What the exercise asks:
Pull each line holding the word "this" from the data.

::: Information given

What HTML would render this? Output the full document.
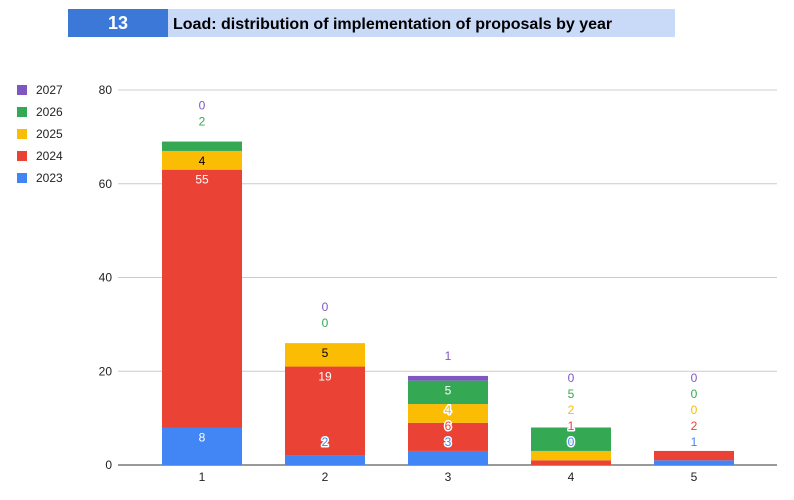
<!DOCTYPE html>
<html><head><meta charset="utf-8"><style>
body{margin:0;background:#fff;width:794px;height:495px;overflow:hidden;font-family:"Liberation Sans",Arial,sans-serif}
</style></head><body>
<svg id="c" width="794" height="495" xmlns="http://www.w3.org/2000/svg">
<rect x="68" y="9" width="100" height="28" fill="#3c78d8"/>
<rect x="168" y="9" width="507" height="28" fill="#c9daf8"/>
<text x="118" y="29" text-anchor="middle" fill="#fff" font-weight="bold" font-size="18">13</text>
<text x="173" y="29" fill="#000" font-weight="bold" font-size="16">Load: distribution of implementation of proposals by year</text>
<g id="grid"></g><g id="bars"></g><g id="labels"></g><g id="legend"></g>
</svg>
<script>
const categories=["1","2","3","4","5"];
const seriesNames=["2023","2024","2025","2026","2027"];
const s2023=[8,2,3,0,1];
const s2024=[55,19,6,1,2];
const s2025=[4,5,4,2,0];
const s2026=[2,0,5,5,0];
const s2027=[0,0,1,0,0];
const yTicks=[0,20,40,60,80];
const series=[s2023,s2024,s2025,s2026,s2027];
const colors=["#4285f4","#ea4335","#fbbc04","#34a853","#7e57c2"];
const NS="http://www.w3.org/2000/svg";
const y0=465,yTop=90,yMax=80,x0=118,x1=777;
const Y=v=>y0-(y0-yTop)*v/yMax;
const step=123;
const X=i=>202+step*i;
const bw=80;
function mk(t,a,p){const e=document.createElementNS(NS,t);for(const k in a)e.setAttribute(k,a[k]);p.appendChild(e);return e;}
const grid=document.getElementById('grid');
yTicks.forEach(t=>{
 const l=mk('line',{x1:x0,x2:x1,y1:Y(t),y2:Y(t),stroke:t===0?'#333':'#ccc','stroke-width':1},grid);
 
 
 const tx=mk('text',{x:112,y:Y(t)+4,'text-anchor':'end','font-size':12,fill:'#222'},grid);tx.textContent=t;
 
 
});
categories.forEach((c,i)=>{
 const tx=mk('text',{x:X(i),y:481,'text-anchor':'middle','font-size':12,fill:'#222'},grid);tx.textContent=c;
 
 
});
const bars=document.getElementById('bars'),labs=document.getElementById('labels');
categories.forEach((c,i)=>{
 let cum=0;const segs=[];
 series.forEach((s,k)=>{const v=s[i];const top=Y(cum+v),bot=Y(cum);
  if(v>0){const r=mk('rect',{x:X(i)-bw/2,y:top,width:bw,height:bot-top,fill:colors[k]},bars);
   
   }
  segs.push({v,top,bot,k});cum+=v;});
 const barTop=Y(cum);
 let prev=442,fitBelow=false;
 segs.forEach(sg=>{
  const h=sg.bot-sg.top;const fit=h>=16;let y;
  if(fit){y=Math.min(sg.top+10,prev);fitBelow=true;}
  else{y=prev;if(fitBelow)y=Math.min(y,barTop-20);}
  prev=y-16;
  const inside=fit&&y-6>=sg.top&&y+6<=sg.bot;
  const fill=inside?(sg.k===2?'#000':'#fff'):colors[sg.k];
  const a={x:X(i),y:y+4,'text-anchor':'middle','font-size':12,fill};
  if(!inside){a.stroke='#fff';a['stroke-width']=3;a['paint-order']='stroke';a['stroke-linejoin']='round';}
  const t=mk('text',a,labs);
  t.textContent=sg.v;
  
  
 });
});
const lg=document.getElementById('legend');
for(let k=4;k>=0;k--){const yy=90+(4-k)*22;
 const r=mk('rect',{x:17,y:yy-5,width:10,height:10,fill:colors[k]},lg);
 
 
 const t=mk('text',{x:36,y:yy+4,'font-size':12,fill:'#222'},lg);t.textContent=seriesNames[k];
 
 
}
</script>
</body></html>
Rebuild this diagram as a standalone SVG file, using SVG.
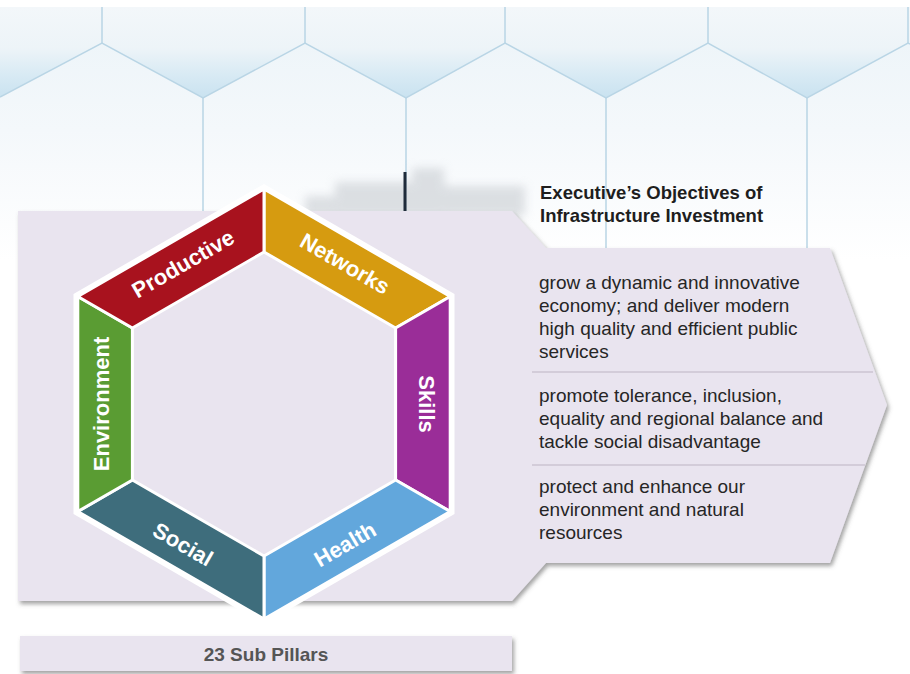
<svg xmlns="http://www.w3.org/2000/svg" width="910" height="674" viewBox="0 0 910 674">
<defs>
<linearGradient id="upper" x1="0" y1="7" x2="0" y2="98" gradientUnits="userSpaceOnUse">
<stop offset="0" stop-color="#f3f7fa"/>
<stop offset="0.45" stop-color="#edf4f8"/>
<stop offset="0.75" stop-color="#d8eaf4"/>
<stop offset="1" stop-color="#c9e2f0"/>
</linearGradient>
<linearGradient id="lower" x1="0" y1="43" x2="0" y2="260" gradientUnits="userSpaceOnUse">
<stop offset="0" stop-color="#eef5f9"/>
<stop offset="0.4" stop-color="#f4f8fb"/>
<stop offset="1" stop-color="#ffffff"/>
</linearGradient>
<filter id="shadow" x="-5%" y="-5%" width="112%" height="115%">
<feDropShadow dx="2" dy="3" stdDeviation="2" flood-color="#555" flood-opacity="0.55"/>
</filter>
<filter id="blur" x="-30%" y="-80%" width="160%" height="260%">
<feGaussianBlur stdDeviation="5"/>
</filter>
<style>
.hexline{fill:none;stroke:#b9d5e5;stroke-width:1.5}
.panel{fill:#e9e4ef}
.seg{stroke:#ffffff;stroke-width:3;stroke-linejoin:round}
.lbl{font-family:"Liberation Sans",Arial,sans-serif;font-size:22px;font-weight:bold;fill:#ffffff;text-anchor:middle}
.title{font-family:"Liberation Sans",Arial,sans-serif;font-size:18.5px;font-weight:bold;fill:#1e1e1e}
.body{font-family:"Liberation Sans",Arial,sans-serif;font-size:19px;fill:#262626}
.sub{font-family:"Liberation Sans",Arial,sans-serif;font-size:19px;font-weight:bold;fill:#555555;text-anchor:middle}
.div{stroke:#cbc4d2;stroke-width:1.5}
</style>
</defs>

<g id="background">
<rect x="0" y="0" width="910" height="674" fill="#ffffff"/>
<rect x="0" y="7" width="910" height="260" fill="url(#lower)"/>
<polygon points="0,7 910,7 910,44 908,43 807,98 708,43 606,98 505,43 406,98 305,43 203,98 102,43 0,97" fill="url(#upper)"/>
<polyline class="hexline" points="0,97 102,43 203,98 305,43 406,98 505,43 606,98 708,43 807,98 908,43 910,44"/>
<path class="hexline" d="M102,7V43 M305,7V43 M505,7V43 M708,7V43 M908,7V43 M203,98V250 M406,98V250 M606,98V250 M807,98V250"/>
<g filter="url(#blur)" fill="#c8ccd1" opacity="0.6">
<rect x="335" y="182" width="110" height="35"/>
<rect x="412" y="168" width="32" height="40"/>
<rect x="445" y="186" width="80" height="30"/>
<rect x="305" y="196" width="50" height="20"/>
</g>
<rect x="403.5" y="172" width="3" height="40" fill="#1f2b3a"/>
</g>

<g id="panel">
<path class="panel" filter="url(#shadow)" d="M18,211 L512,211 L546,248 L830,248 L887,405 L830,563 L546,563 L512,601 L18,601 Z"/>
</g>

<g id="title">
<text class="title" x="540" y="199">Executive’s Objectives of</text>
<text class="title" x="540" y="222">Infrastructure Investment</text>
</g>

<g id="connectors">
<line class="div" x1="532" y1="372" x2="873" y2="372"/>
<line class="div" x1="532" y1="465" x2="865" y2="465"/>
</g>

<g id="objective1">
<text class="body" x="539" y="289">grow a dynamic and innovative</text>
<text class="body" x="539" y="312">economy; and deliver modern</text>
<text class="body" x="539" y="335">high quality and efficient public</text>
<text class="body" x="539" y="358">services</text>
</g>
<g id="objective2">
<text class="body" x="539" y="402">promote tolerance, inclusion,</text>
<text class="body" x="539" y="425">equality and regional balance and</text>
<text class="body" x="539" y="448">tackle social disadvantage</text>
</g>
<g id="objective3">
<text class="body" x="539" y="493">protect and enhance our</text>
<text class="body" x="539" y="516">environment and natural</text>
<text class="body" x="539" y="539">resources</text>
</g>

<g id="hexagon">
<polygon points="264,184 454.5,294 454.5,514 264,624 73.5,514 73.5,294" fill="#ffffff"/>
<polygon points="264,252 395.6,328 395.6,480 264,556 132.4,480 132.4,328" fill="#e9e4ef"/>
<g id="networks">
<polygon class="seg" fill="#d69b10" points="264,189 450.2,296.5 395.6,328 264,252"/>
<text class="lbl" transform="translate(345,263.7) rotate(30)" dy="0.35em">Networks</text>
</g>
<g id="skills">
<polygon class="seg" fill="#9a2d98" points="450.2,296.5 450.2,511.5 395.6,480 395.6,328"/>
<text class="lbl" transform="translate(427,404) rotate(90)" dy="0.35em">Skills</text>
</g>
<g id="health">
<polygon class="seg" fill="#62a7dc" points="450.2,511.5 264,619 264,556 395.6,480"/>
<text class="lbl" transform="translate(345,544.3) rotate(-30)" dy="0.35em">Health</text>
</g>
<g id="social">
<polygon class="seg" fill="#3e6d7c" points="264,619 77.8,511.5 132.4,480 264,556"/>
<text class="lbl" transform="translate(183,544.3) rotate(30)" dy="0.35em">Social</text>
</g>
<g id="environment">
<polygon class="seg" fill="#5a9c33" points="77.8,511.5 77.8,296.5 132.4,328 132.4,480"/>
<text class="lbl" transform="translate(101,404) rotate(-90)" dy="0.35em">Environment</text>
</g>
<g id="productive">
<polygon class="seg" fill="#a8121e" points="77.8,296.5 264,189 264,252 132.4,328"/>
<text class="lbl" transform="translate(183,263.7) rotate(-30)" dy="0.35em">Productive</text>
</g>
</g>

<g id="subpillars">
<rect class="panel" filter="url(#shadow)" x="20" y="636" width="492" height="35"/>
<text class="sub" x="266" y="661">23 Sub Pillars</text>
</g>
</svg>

::::::

Written response:
What HTML would render this? Output the full document.
Rebuild this diagram as a standalone SVG file, using SVG.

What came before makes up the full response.